The seeds of the ministry were planted the first time Dick Wood, a realtor and member at South County, spoke with John Childers, who is now the pastor.
“Pastor John and I made an immediate connection when I, as a realtor, was asked by our pastor search committee to contact him in an effort to supply him with housing information,” said Wood, a skilled archer. “During that first conversation, I shared with John my interest in using outdoor skills as an outreach ministry at South County Baptist.”
South County launched CAMO in February with approximately 12 people. As of their last meeting, which occurred in September, they had 60 people in attendance who had signed release forms which enable them to shoot. Thirty-six of those people do not attend South County. Approximately 20 of those people do not attend church anywhere on a regular basis.
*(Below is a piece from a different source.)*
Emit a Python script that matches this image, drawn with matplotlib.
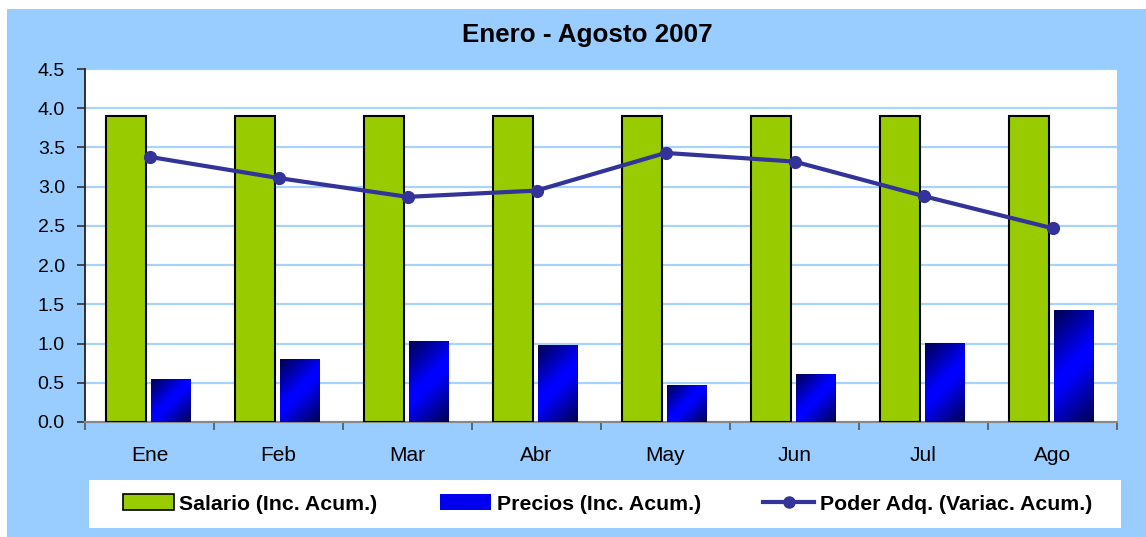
import matplotlib.pyplot as plt
import numpy as np
from matplotlib.patches import Rectangle, Patch
from matplotlib.lines import Line2D
from matplotlib.colors import LinearSegmentedColormap

plt.rcParams['font.family'] = ['Liberation Sans', 'DejaVu Sans']

# --- データ ---
meses = ["Ene", "Feb", "Mar", "Abr", "May", "Jun", "Jul", "Ago"]
salario = [3.9, 3.9, 3.9, 3.9, 3.9, 3.9, 3.9, 3.9]
precios = [0.54, 0.80, 1.03, 0.97, 0.46, 0.60, 1.00, 1.42]
poder = [3.38, 3.11, 2.87, 2.95, 3.43, 3.32, 2.88, 2.47]

BG = "#99CCFF"
GREEN = "#99CC00"
LINE = "#333399"

W, H = 1146, 537
fig = plt.figure(figsize=(W / 100, H / 100), dpi=100)
fig.patch.set_facecolor("white")
fig.patches.append(Rectangle((7 / W, 0), 1 - 7 / W, 1 - 9 / H, transform=fig.transFigure,
                             facecolor=BG, edgecolor="none", zorder=-10))
# 凡例の白い枠
fig.patches.append(Rectangle((89 / W, (H - 528) / H), (1121 - 89) / W, 48 / H,
                             transform=fig.transFigure, facecolor="white",
                             edgecolor="none", zorder=-9))

ax = fig.add_axes([85 / W, (H - 422) / H, (1117 - 85) / W, (422 - 69) / H])
ax.set_facecolor("white")

x = np.arange(len(meses))
bw = 0.31
ax.bar(x - 0.18, salario, width=bw, color=GREEN, edgecolor="black", linewidth=1.5, zorder=3)

# --- 青いバー（グラデーション） ---
cmap = LinearSegmentedColormap.from_list(
    "azul", [(0, "#000050"), (0.45, "#0000FF"), (0.55, "#0000FF"), (1, "#000050")])
blue_bars = ax.bar(x + 0.163, precios, width=bw, color="#0000FF", linewidth=0, zorder=3)
px_per_x = (1117 - 85) / len(meses)
px_per_y = (422 - 69) / 4.5
for b in blue_bars:
    x0, y0 = b.get_x(), b.get_y()
    wpx = b.get_width() * px_per_x
    hpx = b.get_height() * px_per_y
    # 45度の斜めグラデーション：左上と右下が暗い（行0 = 下端）
    gu, gv = np.meshgrid(np.linspace(0, wpx, 80), np.linspace(0, hpx, 80))
    grad = (gu + (hpx - gv)) / (wpx + hpx)
    ax.imshow(grad, cmap=cmap, vmin=0, vmax=1,
              extent=[x0, x0 + b.get_width(), y0, y0 + b.get_height()],
              aspect="auto", zorder=3.5, interpolation="bilinear", origin="lower")

ax.plot(x, poder, color=LINE, linewidth=3, marker="o", markersize=8.5, zorder=5)

ax.set_xlim(-0.5, len(meses) - 0.5)
ax.set_ylim(0, 4.5)
ax.set_yticks(np.arange(0, 4.51, 0.5))
ax.set_yticklabels([f"{v:.1f}" for v in np.arange(0, 4.51, 0.5)])
ax.yaxis.grid(True, color="#A8D3FF", linewidth=1.6, zorder=0)
ax.set_axisbelow(True)

ax.set_xticks(x)
ax.set_xticklabels(meses)
ax.set_xticks(np.arange(-0.5, len(meses), 1), minor=True)
ax.tick_params(axis="x", which="major", length=0, pad=17, labelsize=15)
ax.tick_params(axis="x", which="minor", length=6, width=1.2, color="#555555", direction="out")
ax.tick_params(axis="y", length=6, width=1.2, color="#333333", pad=8.5, labelsize=14)

for s in ["top", "right"]:
    ax.spines[s].set_visible(False)
ax.spines["left"].set_color("#222222")
ax.spines["left"].set_linewidth(1.3)
ax.spines["bottom"].set_color("#888888")
ax.spines["bottom"].set_linewidth(1.5)

fig.text(587 / W, 1 - 35 / H, "Enero - Agosto 2007", ha="center", va="center",
         fontsize=18.7, fontweight="bold")

# --- 凡例 ---
handles = [
    Patch(facecolor=GREEN, edgecolor="black", linewidth=1.2, label="Salario (Inc. Acum.)"),
    Patch(facecolor="#0000EE", edgecolor="none", label="Precios (Inc. Acum.)"),
    Line2D([0], [0], color=LINE, linewidth=3, marker="o", markersize=8, label="Poder Adq. (Variac. Acum.)"),
]
leg = fig.legend(handles=handles, loc="center", ncol=3, mode="expand",
                 bbox_to_anchor=(123 / W, (H - 524) / H, (1092 - 123) / W, 40 / H),
                 frameon=False, borderaxespad=0, borderpad=0,
                 handlelength=2.4, handleheight=0.75, handletextpad=0.25,
                 prop={"size": 15.3, "weight": "bold"})

fig.savefig("out.png", dpi=100)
Russ Collins, chairman of the deacons at South County, said that CAMO members are inviting classmates, grandparents, aunts, uncles and friends. Some people are even showing an interest after learning about the archery group through Monday night visitation.
Each archery meeting has a time of instruction, a time of performance and a time of devotion, during which the Gospel is presented.
“We are also making friends with everyone who is there and inviting them to church,” Collins said. “I believe CAMO is giving lost people the chance to know people who are Christians and not ashamed to tell them about Jesus.”
“CAMO is providing an opportunity for families to experience archery—a lifetime sport that is achievable by all ages and genders,” Wood said. “Those in attendance are also hearing the Word of God and learning of our Savior’s love. It is also a fun, festive time and is structured in such a way that folks keep coming back and bringing friends with them.”
One church member got his neighbor to begin coming to church through the ministry after failing to get him to come any other way. CAMO hopes that other congregations will catch the vision and use archery as a form of outreach as well.
“One of our goals is to do what we can to start other CAMO groups with other congregations,” Wood said. “We feel that this pilot organization will be a good model for other groups to emulate. We plan to put together a CAMO information packet after we get involved with our winter sessions and make it available to assist other churches that may wish to start their own chapter of CAMO.”